Apple’s Next Siri Upgrade May Depend on Google’s Gemini AI
“World Knowledge Answers” could bring AI-powered search summaries to iPhones as early as 2026.
Apple is quietly preparing one of the most significant upgrades to Siri in over a decade — an AI-powered search and summarization tool known internally as World Knowledge Answers. But despite Apple’s push toward greater independence in artificial intelligence, the company may still rely on Google’s Gemini AI to power the feature.
According to reporting from Bloomberg’s Mark Gurman, Apple has entered into a formal agreement with Google to test a custom version of Gemini, Google’s flagship generative AI model. This system would run on Apple’s servers and deliver web-sourced answers for Siri queries, putting Apple in direct competition with OpenAI’s ChatGPT and newer AI-driven search engines like Perplexity.
How “World Knowledge Answers” Could Work
Instead of Siri’s usual short replies or web links, the new system would generate summarized responses complete with text, images, videos, and relevant points of interest. For instance, asking Siri about a travel destination could return a compact, visually rich overview similar to what’s now common in AI-powered search apps.
This tool will reportedly form part of Apple’s three-part redesign of Siri:
- Planner – interprets user intent from text or voice.
- Search system – scans either local device data or the web.
- Summarizer – packages results into concise, human-like responses.
While Apple intends to use its own models for device-level searches (emails, messages, photos, etc.), it is still testing both Anthropic’s Claude and Google’s Gemini for the planner component.

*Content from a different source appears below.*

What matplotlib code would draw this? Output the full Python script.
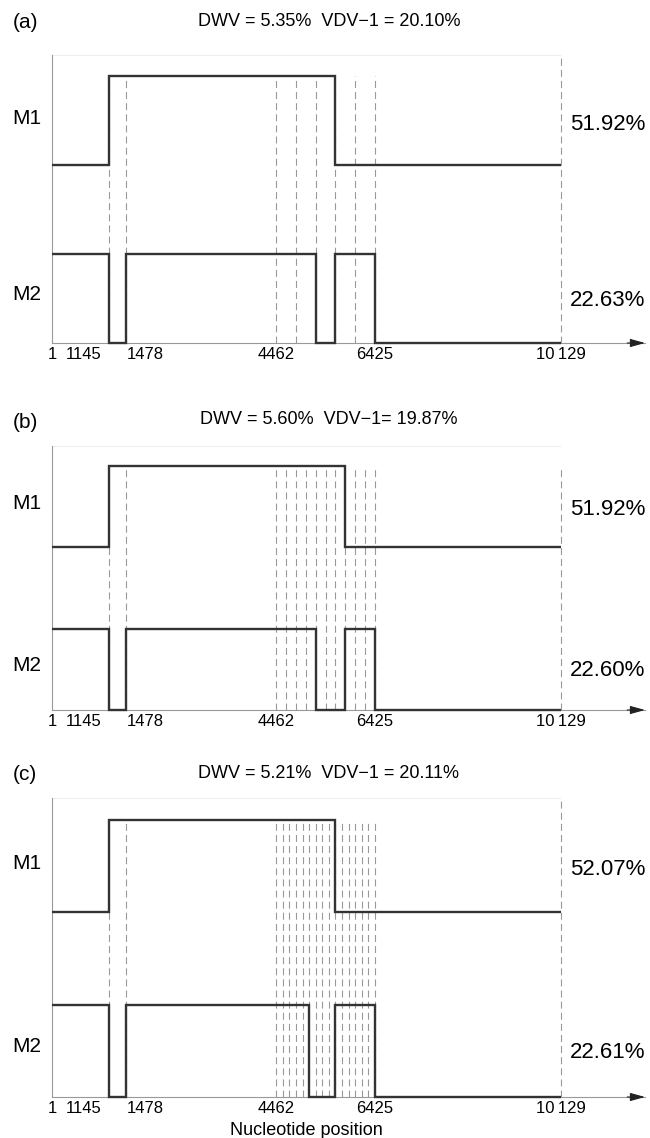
import matplotlib
matplotlib.use('Agg')
import matplotlib.pyplot as plt
from matplotlib.transforms import ScaledTranslation

plt.rcParams['font.family'] = ['Liberation Sans', 'DejaVu Sans']
plt.rcParams['lines.scale_dashes'] = False

# ---- datos ----
tick_pos = [1, 1145, 1478, 4462, 6425, 10129]
tick_labels = ['1', '1145', '1478', '4462', '6425', '10\u2009129']

tags = ['(a)', '(b)', '(c)']
titles = ['DWV = 5.35%  VDV\u22121 = 20.10%',
          'DWV = 5.60%  VDV\u22121= 19.87%',
          'DWV = 5.21%  VDV\u22121 = 20.11%']
m1_pct = ['51.92%', '51.92%', '52.07%']
m2_pct = ['22.63%', '22.60%', '22.61%']

# limites de segmentos (lineas discontinuas)
fixed_cuts = [1145, 1478]
genome_end = 10129
cuts_a = [4462, 4855, 5247, 5640, 6032, 6425]
cuts_b = [4462, 4658, 4855, 5051, 5247, 5444, 5640, 5836, 6032, 6229, 6425]
cuts_c = [4462, 4593, 4724, 4855, 4986, 5117, 5247, 5378, 5509, 5640,
          5771, 5902, 6032, 6163, 6294, 6425]

# cambios de estado de M1 y M2
m1_edges_a = [1, 1145, 5640, 10129]
m1_edges_b = [1, 1145, 5836, 10129]
m1_edges_c = [1, 1145, 5640, 10129]
m2_edges_a = [1, 1145, 1478, 5247, 5640, 6425, 10129]
m2_edges_b = [1, 1145, 1478, 5247, 5836, 6425, 10129]
m2_edges_c = [1, 1145, 1478, 5117, 5640, 6425, 10129]
m1_levels = [2, 3, 2]
m2_levels = [1, 0, 1, 0, 1, 0]

cuts = [cuts_a, cuts_b, cuts_c]
m1_edges = [m1_edges_a, m1_edges_b, m1_edges_c]
m2_edges = [m2_edges_a, m2_edges_b, m2_edges_c]

# ---- figura ----
W, H = 650, 1138
fig = plt.figure(figsize=(W / 100, H / 100), dpi=100)

boxes = [(55, 343), (446, 710), (798, 1097)]   # top, bottom en px
title_y = [21, 420, 773]
end_top = [3.24, 3.0, 3.24]   # altura de la linea final en cada panel
YTOP = 3.24
XMAX = 11800
dark = '#333333'
grey = '#999999'
dash = (0, (5, 3))

for k in range(3):
    top, bot = boxes[k]
    ax = fig.add_axes([52 / W, 1 - bot / H, (645 - 52) / W, (bot - top) / H])
    ax.set_xlim(1, XMAX)
    ax.set_ylim(0, YTOP)
    for s in ['top', 'right']:
        ax.spines[s].set_visible(False)
    ax.spines['left'].set_color(grey)
    ax.spines['left'].set_linewidth(0.8)
    ax.spines['bottom'].set_color(grey)
    ax.spines['bottom'].set_linewidth(0.8)
    ax.set_yticks([])

    ax.hlines(YTOP, 1, genome_end, color='#eeeeee', lw=0.8)

    ax.vlines(fixed_cuts + cuts[k], 0, 3, colors=grey, lw=0.8,
              linestyles=dash, zorder=1)
    ax.vlines(genome_end, 0, end_top[k], colors=grey, lw=0.8,
              linestyles=dash, zorder=1)

    ax.stairs(m1_levels, m1_edges[k], baseline=None, color=dark, lw=1.7,
              clip_on=False, zorder=3)
    ax.stairs(m2_levels, m2_edges[k], baseline=None, color=dark, lw=1.7,
              clip_on=False, zorder=3)

    ax.annotate('', xy=(1, 0), xycoords='axes fraction',
                xytext=(0.97, 0), textcoords='axes fraction',
                arrowprops=dict(arrowstyle='-|>,head_length=0.9,head_width=0.25',
                                color='#222222', lw=0.8, shrinkA=0, shrinkB=0),
                annotation_clip=False)

    ax.set_xticks(tick_pos, tick_labels, fontsize=12)
    ax.tick_params(axis='x', length=0, pad=3)
    labs = ax.get_xticklabels()
    labs[1].set_ha('right')
    labs[1].set_transform(labs[1].get_transform() +
                          ScaledTranslation(-8 / 100, 0, fig.dpi_scale_trans))
    labs[2].set_ha('left')
    labs[2].set_transform(labs[2].get_transform() +
                          ScaledTranslation(1 / 100, 0, fig.dpi_scale_trans))

    ax.text(-25 / 593, 2.53, 'M1', transform=ax.get_yaxis_transform(),
            ha='center', va='center', fontsize=15)
    ax.text(-25 / 593, 0.55, 'M2', transform=ax.get_yaxis_transform(),
            ha='center', va='center', fontsize=15)
    ax.annotate(m1_pct[k], xy=(genome_end, 2.46), xytext=(9, 0),
                textcoords='offset pixels', ha='left', va='center',
                fontsize=16, annotation_clip=False)
    ax.annotate(m2_pct[k], xy=(genome_end, 0.48), xytext=(9, 0),
                textcoords='offset pixels', ha='left', va='center',
                fontsize=16, annotation_clip=False)

    fig.text(25 / W, 1 - (title_y[k] + 2) / H, tags[k], ha='center',
             va='center', fontsize=15)
    fig.text(329 / W, 1 - title_y[k] / H, titles[k], ha='center',
             va='center', fontsize=13)

    if k == 2:
        ax.set_xlabel('Nucleotide position', fontsize=13)
        ax.xaxis.set_label_coords(5065 / XMAX, -0.085)

fig.savefig('out.png', dpi=100)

Why Apple Needs Google (Again)
Apple has long tried to reduce its dependence on Google, yet the search giant remains deeply embedded in its ecosystem. In fact, Apple already earns an estimated $20 billion annually from making Google the default search engine in Safari. Partnering again with Google in AI could raise questions about whether Apple is truly building its own AI foundation — or simply integrating the best available options.
Analysts suggest that Apple’s move is partly pragmatic. Despite heavy investment in internal AI research, the company has fallen behind rivals like Microsoft (via OpenAI) and Google in large-scale generative models. Leveraging Gemini could allow Apple to deliver competitive AI features more quickly without waiting for its in-house technology to catch up.
Launch Timeline
Apple is expected to preview the iPhone 17 lineup next week, but Siri’s new AI features may not ship until iOS 26.4, which Bloomberg reports could roll out in March 2026.
If Apple succeeds, Siri could finally transform from a basic voice assistant into a true AI-powered knowledge engine — one capable of handling complex requests, summarizing real-time web data, and performing on-screen actions with context awareness.
Still, with Google in the loop, questions remain: Will Apple users trust Siri more if it leans on Gemini, or will they see it as another sign of Apple’s AI dependency?